Benjamin Ree: It was very challenging to structure with multiple perspectives and also jumping back and forth in time. We didn’t choose the easy way. It took eight months in the editing room [with] myself and also three editors, and the reason why we did this was because it made it possible to explore in a much more complex way, the themes of what we humans do to be seen and appreciated and what it takes for us to see and appreciate others. I also really wanted to get across what an intelligent, charismatic guy Bertil is and the only way to do that was to see the world from his perspective.
As [Barbora] mentioned, I enjoy the sentence Bertil [says], “She sees me very well, but I can see her as well,” and that was really the whole point of the film — to see the world from both the painter and the thief’s perspectives. It’s also about how we tell stories because it’s me with a camera watching them, and they are watching each other, so there’s a meta perspective that gets in and I like the idea of people watching the film thinking about how we tell stories and how we tell each other’s stories and reflect on how we see and present each other.
Bertil, what was it like seeing your life on screen like this?
Karl-Bertil Nordland: Horrible. [all laugh] No, it was not fun. I’ve seen the film once, but I won’t see it again. [But] the film maybe helped me to own my own story a bit more and it helped me to put my past behind me, I think.
Barbora Kysilkova: Of course, it’s quite awkward to see oneself on the screen, especially if it’s a huge screen in the cinema. I was getting so much shorter with each minute of the movie when I saw it, so it took me a while to get used to it, but then I realized I can disconnect from myself while looking at the film. I can compare it a little with what I’m doing now actually. I made a painting where I really needed a woman as a model, but there is nobody around me, only me, so I had to use myself as a model for my own painting. And I actually realized it’s quite easy to disconnect from the fact that it’s yourself on the screen of the cinema or of the canvas of the painter’s atelier.

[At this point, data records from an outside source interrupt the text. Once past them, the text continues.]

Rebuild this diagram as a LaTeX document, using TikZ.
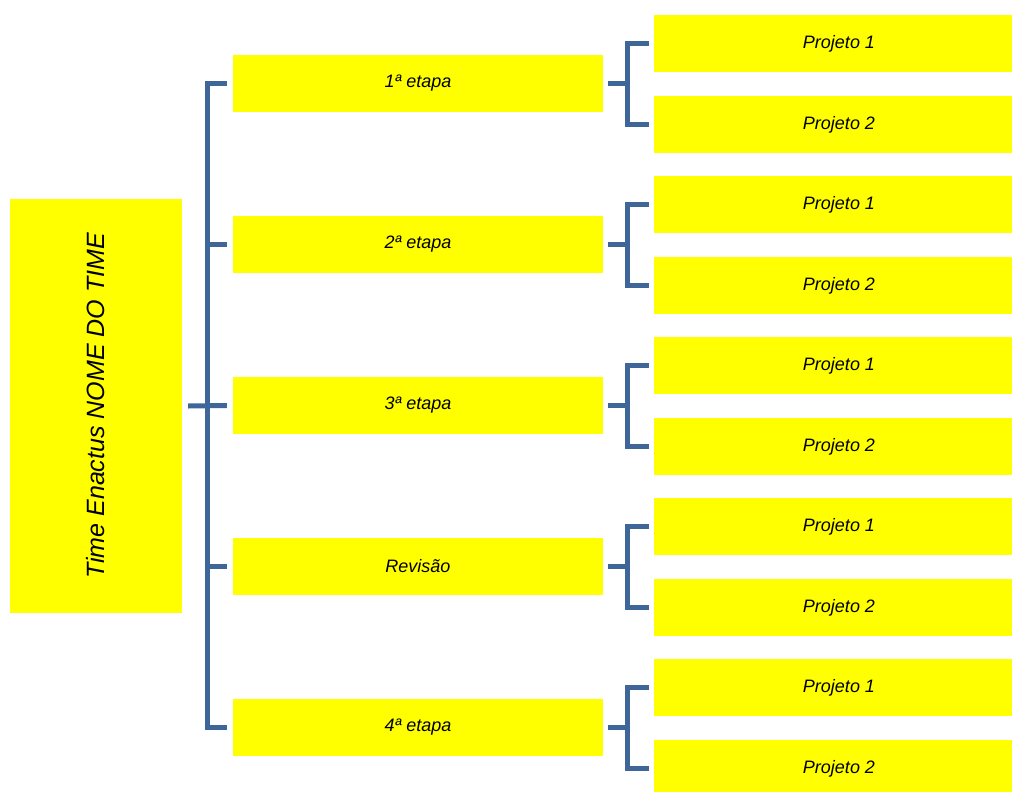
\documentclass[tikz,border=0pt]{standalone}
\usepackage{fontspec}
\setmainfont{Liberation Sans}
\usepackage{tikz}
\usetikzlibrary{positioning}
\definecolor{linkblue}{RGB}{62,102,152}
\definecolor{boxyellow}{RGB}{255,255,0}

\begin{document}
\begin{tikzpicture}[
  x=1pt, y=-1pt,
  root/.style={fill=boxyellow, rectangle, inner sep=0pt, rotate=90,
    minimum width=414pt, minimum height=172pt, font=\itshape\fontsize{25}{28}\selectfont},
  stage/.style={fill=boxyellow, rectangle, inner sep=0pt,
    minimum width=370pt, minimum height=57pt, font=\itshape\fontsize{18}{20}\selectfont},
  project/.style={fill=boxyellow, rectangle, inner sep=0pt,
    minimum width=358pt, minimum height=57pt, font=\itshape\fontsize{18}{20}\selectfont,
    execute at begin node=\hspace*{12pt}},
  link/.style={linkblue, line width=5pt, line cap=butt, line join=miter},
]

\useasboundingbox (0,0) rectangle (1012,792);

\node (root) [root] at (96,406) {Time Enactus NOME DO TIME};

\foreach \name [count=\i from 0] in {1ª etapa, 2ª etapa, 3ª etapa, Revisão, 4ª etapa} {
  \node (st\i) [stage] at (418, 83.5+161*\i) {\name};
  \node (pa\i) [project] at (833, 43.5+161*\i) {Projeto 1};
  \node (pb\i) [project] at (833, 124.5+161*\i) {Projeto 2};
}

\coordinate (trunk) at (207.5, 0);

\draw[link]
  ([xshift=6pt]root.south) -- ([xshift=-6pt]st2.west);
\draw[link]
  ([xshift=-6pt]st0.west) -| (trunk |- st4.west) -- ([xshift=-6pt]st4.west);
\foreach \i in {1,3} {
  \draw[link] (trunk |- st\i.west) -- ([xshift=-6pt]st\i.west);
}

\foreach \i in {0,...,4} {
  \draw[link]
    ([xshift=5pt]st\i.east) -- ([xshift=-26pt]pa\i.west |- st\i.east);
  \draw[link]
    ([xshift=-5pt]pa\i.west) -| ([xshift=-26pt]pb\i.west) -- ([xshift=-5pt]pb\i.west);
}

\end{tikzpicture}
\end{document}
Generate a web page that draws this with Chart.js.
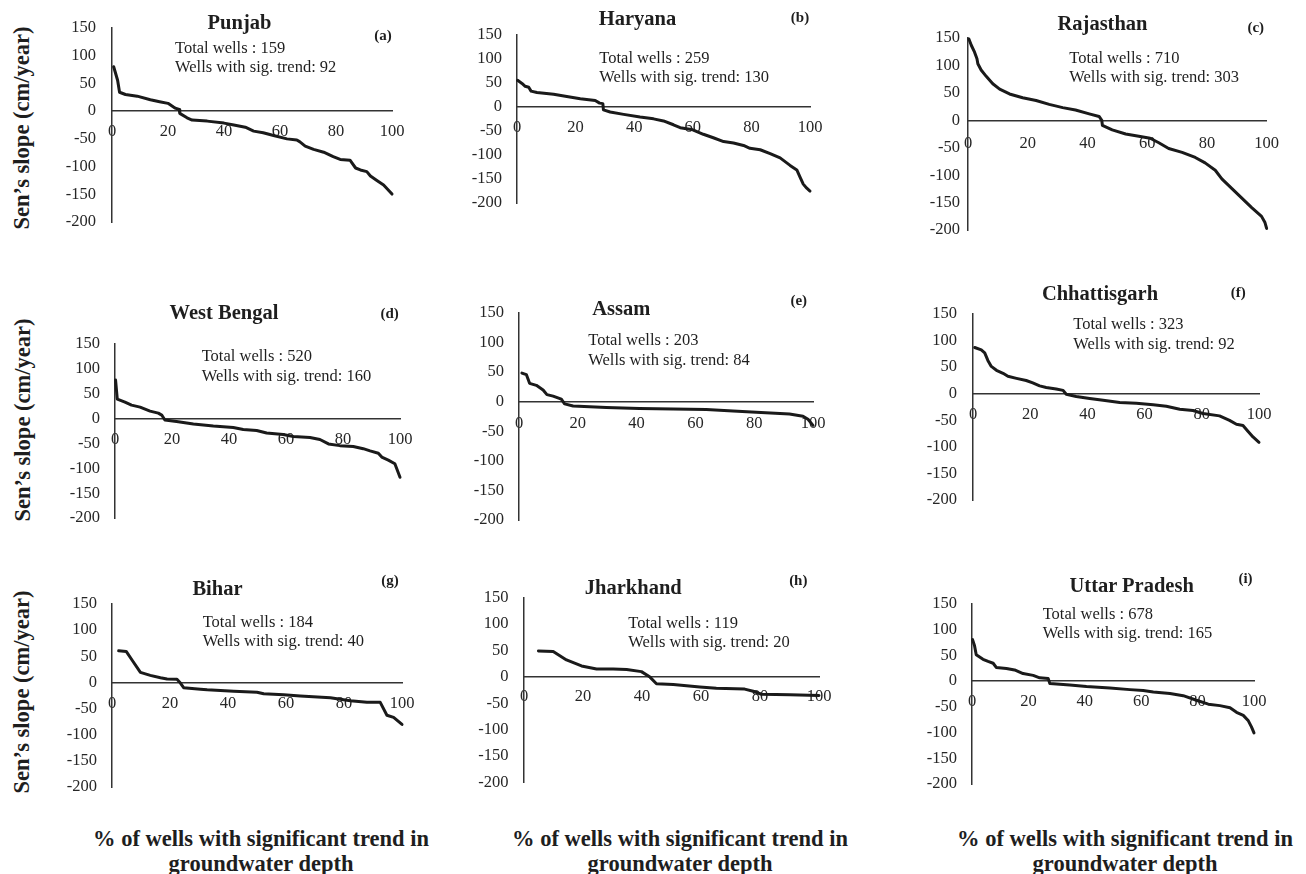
<!DOCTYPE html>
<html>
<head>
<meta charset="utf-8">
<script src="https://cdn.jsdelivr.net/npm/chart.js@4.4.0/dist/chart.umd.min.js"></script>
<style>
  body { margin: 0; background: #fff; }
  #fig { position: relative; width: 1306px; height: 874px; overflow: hidden;
         font-family: "Liberation Serif", "Times New Roman", serif; color: #1e1e1e; }
  #fig canvas { position: absolute; }
  .t { position: absolute; white-space: nowrap; }
  .title { font-weight: bold; font-size: 20.5px; transform: translate(-50%, -50%); }
  .tag { font-weight: bold; font-size: 15px; transform: translate(-50%, -50%); }
  .note { font-size: 16.5px; line-height: 19.5px; }
  .ylab { font-weight: bold; font-size: 22.5px; transform: translate(-50%, -50%) rotate(-90deg); }
  .xlab { font-weight: bold; font-size: 22.5px; line-height: 25px; text-align: center; transform: translateX(-50%); }
</style>
</head>
<body>
<div id="fig"></div>
<script>
// panel labels
const states = ["Punjab", "Haryana", "Rajasthan", "West Bengal", "Assam", "Chhattisgarh", "Bihar", "Jharkhand", "Uttar Pradesh"];
const tags = ["(a)", "(b)", "(c)", "(d)", "(e)", "(f)", "(g)", "(h)", "(i)"];
const totalWells = [159, 259, 710, 520, 203, 323, 184, 119, 678];
const sigWells = [92, 130, 303, 160, 84, 92, 40, 20, 165];

// % of wells (x) and Sen's slope in cm/year (y)
const punjabPct = [0.6, 2, 2.7, 4.8, 9, 13.7, 17, 20, 22.6, 24, 24.2, 26.8, 28.6, 34, 40, 43.5, 47.6, 50.6, 54, 57.7, 62.5, 66, 67, 69, 72, 75.6, 79, 81.5, 85, 87, 88.7, 91, 92.3, 94.6, 97, 100];
const punjabSlope = [80, 55.6, 34, 30, 27, 20.5, 17, 14, 5.4, 3, -4, -12, -16, -18, -21.6, -25, -29, -36, -39, -44, -50, -52, -55, -63, -69, -74, -82, -87, -88.5, -102.5, -106, -109, -117, -125, -133, -149.5];

const haryanaPct = [0.2, 1.7, 2.8, 4, 4.8, 6.8, 12.5, 17, 21.6, 26.7, 28.2, 29.3, 29.5, 31.8, 36.4, 42, 46.6, 50, 53.4, 55.7, 60, 63.6, 67, 70.5, 73.9, 77.3, 79.5, 83, 86.4, 89.8, 93.2, 95.5, 96.6, 97.7, 98.9, 100];
const haryanaSlope = [55.6, 49, 43, 41, 33, 30, 26.5, 22, 17, 13.6, 8, 7, -6, -10.5, -15.4, -21, -24.7, -29, -37, -43, -47.5, -56.8, -64, -72, -75, -80, -86, -89, -97, -106, -121.6, -131, -146, -160.5, -169, -175];

const rajasthanPct = [0.3, 1.1, 2.2, 3, 3.3, 4.4, 6.1, 8.3, 10.6, 13.9, 18.3, 22.8, 27.2, 31.7, 36, 40.6, 43.9, 44.8, 45, 48.3, 52.8, 57.2, 61, 63.9, 67.2, 71.7, 76.1, 79.4, 82.8, 85, 88.3, 91.7, 95, 98.3, 99.4, 100];
const rajasthanSlope = [148, 136.6, 124, 112, 103, 91.6, 80, 66.5, 56.6, 47.9, 40.9, 36, 29, 23, 18.7, 11.7, 7, 0, -9.3, -17.5, -25, -29, -32.7, -40.9, -51.4, -58.4, -67.7, -77.6, -91, -106.8, -124, -141.9, -159, -175, -185.6, -197];

const westBengalPct = [0.2, 0.8, 3.5, 5.8, 8.8, 12.3, 15.2, 16.4, 17.5, 21.6, 27.5, 34.5, 41.5, 45, 49.7, 53.2, 59, 62.6, 68.4, 71.9, 74.9, 78.9, 83.6, 87.1, 89.5, 92.4, 93.6, 95.9, 98.2, 100];
const westBengalSlope = [77.4, 39, 33, 27, 23, 15, 10.9, 7, -3, -6, -10.9, -15, -18, -21.8, -24, -29, -32, -36, -38, -42, -51, -54.4, -56, -60.5, -65, -69.6, -77.4, -83.5, -90.7, -118];

const assamPct = [1, 2.5, 3.6, 5.9, 8.2, 9.5, 11.6, 14.4, 15.5, 18.4, 29.7, 41, 52.4, 63.7, 72.8, 80.7, 92, 96.6, 98.3, 100];
const assamSlope = [48.4, 45.8, 31, 27.6, 19.8, 12, 9.4, 4.2, -3.6, -7.3, -9.9, -11.5, -12.5, -13, -15.6, -17.7, -20.8, -24.5, -29.7, -40];

const chhattisgarhPct = [0.6, 2.9, 4.1, 5.2, 6.4, 8.2, 10.5, 12.2, 15.2, 18.6, 20.9, 23.3, 25.6, 29.1, 31.5, 32.6, 36.1, 40.8, 45.5, 51.3, 57.1, 63, 67.6, 72.3, 76.9, 80.4, 86.2, 89.7, 92.1, 94.4, 96.2, 97.9, 100];
const chhattisgarhSlope = [86.8, 82.3, 76.7, 62.6, 51.3, 44, 38.4, 32.7, 28.8, 24.8, 20.3, 14.7, 11.8, 9, 6.2, -1.1, -5.1, -9, -12.4, -16.4, -18, -20.9, -23.7, -29.3, -31.6, -37.2, -41.7, -50.2, -57.5, -59.8, -71, -81.2, -91.4];

const biharPct = [2.3, 4.9, 6.9, 9.8, 13.2, 16.7, 19, 22.4, 23.6, 24.7, 30.5, 32.8, 42, 50, 52.3, 59.2, 64.9, 75.3, 78.7, 82.2, 87.9, 92.5, 94.8, 97.1, 100];
const biharSlope = [60.3, 59.2, 42.8, 19.3, 13.5, 8.8, 6.4, 5.9, -1.2, -10, -12.9, -14.1, -17, -18.7, -21.7, -23.4, -25.8, -29.3, -32.2, -35.1, -38.1, -38.1, -62.7, -66.8, -80.3];

const jharkhandPct = [4.9, 9.9, 14.4, 19.5, 24.6, 30.2, 34.8, 39.8, 42.7, 44.9, 50.6, 59.6, 65.2, 74.8, 77.7, 80.5, 90.1, 100];
const jharkhandSlope = [48.9, 47.7, 31.8, 20.5, 14.8, 14.8, 13.6, 9.7, -0.6, -13.1, -14.8, -19.3, -21.6, -23.3, -27.3, -33, -34.1, -35.2];

const uttarPct = [0.2, 0.9, 1.5, 3.9, 5.7, 7.5, 8.6, 12.2, 15.1, 18.1, 21.7, 24, 27, 27.6, 34.7, 40.6, 48.9, 56, 60.7, 64.3, 70.2, 74.9, 79.6, 83.8, 87.9, 91.5, 93.8, 96.2, 98, 99.1, 100];
const uttarSlope = [80.6, 68.8, 51.2, 42.4, 38.2, 34.7, 26.5, 24.7, 21.8, 14.7, 11.2, 6.5, 5.3, -4.7, -7.6, -10.6, -13.5, -16.5, -18.2, -21.2, -24.1, -28.2, -37.1, -44.7, -47.6, -51.8, -60.6, -66.5, -77.1, -88.8, -100.6];

const pctSeries = [punjabPct, haryanaPct, rajasthanPct, westBengalPct, assamPct, chhattisgarhPct, biharPct, jharkhandPct, uttarPct];
const slopeSeries = [punjabSlope, haryanaSlope, rajasthanSlope, westBengalSlope, assamSlope, chhattisgarhSlope, biharSlope, jharkhandSlope, uttarSlope];

const yMin = -200, yMax = 150, yStep = 50;
const xMin = 0, xMax = 100, xStep = 20;

// page layout of each panel (pixels): axis x, right end, top, bottom, label gaps, text anchors
const panels = [
  { ax: 111.7, right: 391.7, top: 17, bot: 233, lab: 16, xpad: 11, title: [239.5, 21.7], tag: [383, 35], note: [175, 47.3] },
  { ax: 516.7, right: 810, top: 25, bot: 213, lab: 15, xpad: 11, title: [637.5, 18.3], tag: [800, 17.3], note: [599.3, 57.3] },
  { ax: 968.3, right: 1268.3, top: 35, bot: 233, lab: 8, xpad: 14, title: [1102.5, 23.3], tag: [1255.8, 27.3], note: [1069.3, 57.3] },
  { ax: 115, right: 400, top: 334, bot: 528, lab: 15, xpad: 11, title: [224, 311.7], tag: [389.7, 313.3], note: [201.7, 356] },
  { ax: 519.3, right: 813.3, top: 303.3, bot: 530, lab: 15, xpad: 12, title: [621.3, 308.3], tag: [798.8, 300], note: [588.3, 340] },
  { ax: 973.3, right: 1259.3, top: 303.3, bot: 511.7, lab: 16, xpad: 11, title: [1100, 293.3], tag: [1238.3, 291.7], note: [1073.3, 324] },
  { ax: 111.7, right: 401.7, top: 594, bot: 796.7, lab: 15, xpad: 11, title: [217.5, 588.3], tag: [390, 580], note: [202.7, 621.7] },
  { ax: 524, right: 819.3, top: 586.7, bot: 792.7, lab: 15.5, xpad: 10, title: [633.3, 587.3], tag: [798.3, 580], note: [628.3, 622.7] },
  { ax: 972.3, right: 1254, top: 594, bot: 794, lab: 15, xpad: 11, title: [1131.7, 585], tag: [1245.5, 578.3], note: [1042.7, 613.3] }
];
const yLabelAt = [[22, 127.5], [23, 420], [22, 692]];
const xLabelAt = [261, 680, 1125];

const fig = document.getElementById("fig");
const serif = "'Liberation Serif', 'Times New Roman', serif";

function addText(cls, html, x, y) {
  const d = document.createElement("div");
  d.className = "t " + cls;
  d.innerHTML = html;
  d.style.left = x + "px";
  d.style.top = y + "px";
  fig.appendChild(d);
  return d;
}

panels.forEach((p, i) => {
  const padL = 10, axW = 50, padT = 15, padR = 25, padB = 15;
  const left = Math.round(p.ax) - padL - axW;
  const top = Math.round(p.top) - padT;
  const w = padL + axW + Math.round(p.right - p.ax) + padR;
  const h = padT + Math.round(p.bot - p.top) + padB;

  const cv = document.createElement("canvas");
  cv.width = w;
  cv.height = h;
  cv.style.left = left + "px";
  cv.style.top = top + "px";
  cv.style.width = w + "px";
  cv.style.height = h + "px";
  fig.appendChild(cv);

  const tickFont = { family: serif, size: 16.5 };

  new Chart(cv, {
    type: "line",
    data: {
      datasets: [{
        data: pctSeries[i].map((x, k) => ({ x: x, y: slopeSeries[i][k] })),
        borderColor: "#1a1a1a",
        borderWidth: 3,
        pointRadius: 0,
        tension: 0,
        clip: false,
        borderJoinStyle: "round",
        borderCapStyle: "round"
      }]
    },
    options: {
      responsive: false,
      animation: false,
      devicePixelRatio: 1,
      layout: { padding: { left: padL, top: padT, right: padR, bottom: padB } },
      plugins: { legend: { display: false }, tooltip: { enabled: false } },
      scales: {
        x: {
          type: "linear",
          min: xMin, max: xMax,
          position: { y: 0 },
          grid: { display: false, drawTicks: false },
          border: { display: true, color: "#333", width: 1.5 },
          ticks: { stepSize: xStep, autoSkip: false, maxRotation: 0, padding: p.xpad, color: "#262626", font: tickFont }
        },
        y: {
          min: yMin, max: yMax,
          grid: { display: false, drawTicks: false },
          border: { display: true, color: "#333", width: 1.5 },
          ticks: { stepSize: yStep, padding: p.lab, color: "#262626", font: tickFont },
          afterFit: s => { s.width = axW; }
        }
      }
    }
  });

  addText("title", states[i], p.title[0], p.title[1]);
  addText("tag", tags[i], p.tag[0], p.tag[1]);
  addText("note", "Total wells : " + totalWells[i] + "<br>Wells with sig. trend: " + sigWells[i], p.note[0], p.note[1] - 9.75);
});

yLabelAt.forEach(pt => addText("ylab", "Sen’s slope (cm/year)", pt[0], pt[1]));
xLabelAt.forEach(x => addText("xlab", "% of wells with significant trend in<br>groundwater depth", x, 826));
</script>
</body>
</html>
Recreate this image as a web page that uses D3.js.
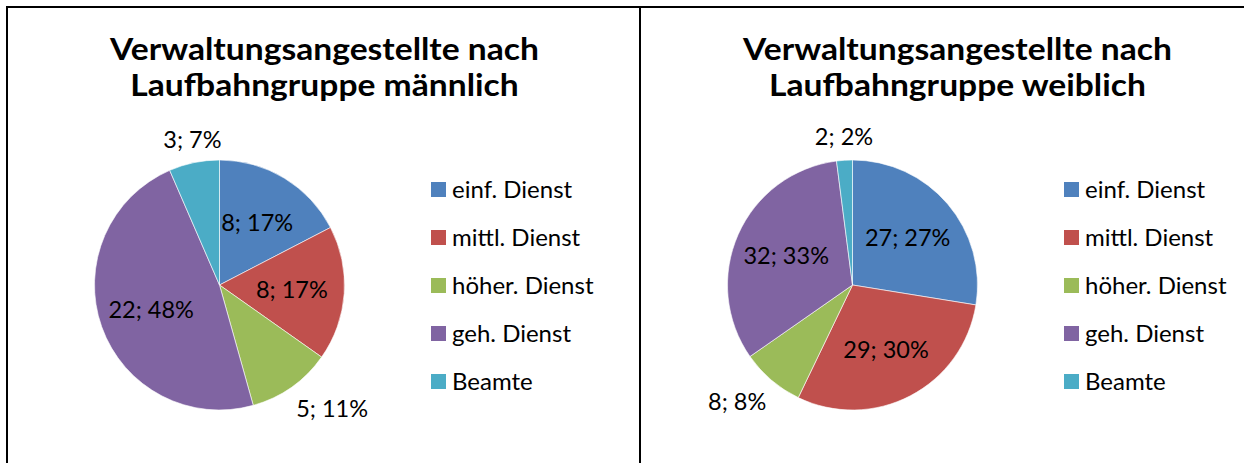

Before we all went into lockdown, what was it like to bring this out into the world?
Benjamin Ree: The film was going to be at over 30 festivals this month, so it is really sad that we couldn’t travel together with the film to different festivals because we’re still in contact all the time. I’m meeting with Bertil and Barbora every week and it would really like to travel and go out and eat dinner, so we’re really missing that, but we’re also really fortunate to have a great distributor like Neon onboard to present the film to the world and it was really great to have a premiere at Sundance. We got to have a premiere in Norway at the festival here and that was of course a really nice experience.
Barbora Kysilkova: I was very, very sad that the rule of politics and states did not allow Karl-Bertil to come to Sundance with us because that really was a huge part that was missing there. But the whole Sundance experience was totally crazy. It was my first time in the U.S. to begin with, so to meet the enormously warm and open mentality of Americans was striking. And to walk into the streets of Park City where where people recognize you and they approach you, I felt like a celebrity, though I’m just a painter that lives lockdown in the studio. Suddenly I felt so exposed, but it was marvelous because people approached me really with their own heart in their hands as they felt Bertil and I were with our hearts in our hands in front of them. Some of the people even spoke about their own private stories and that was such a great compliment to the whole work. It really made me feel like yes, we did the right thing.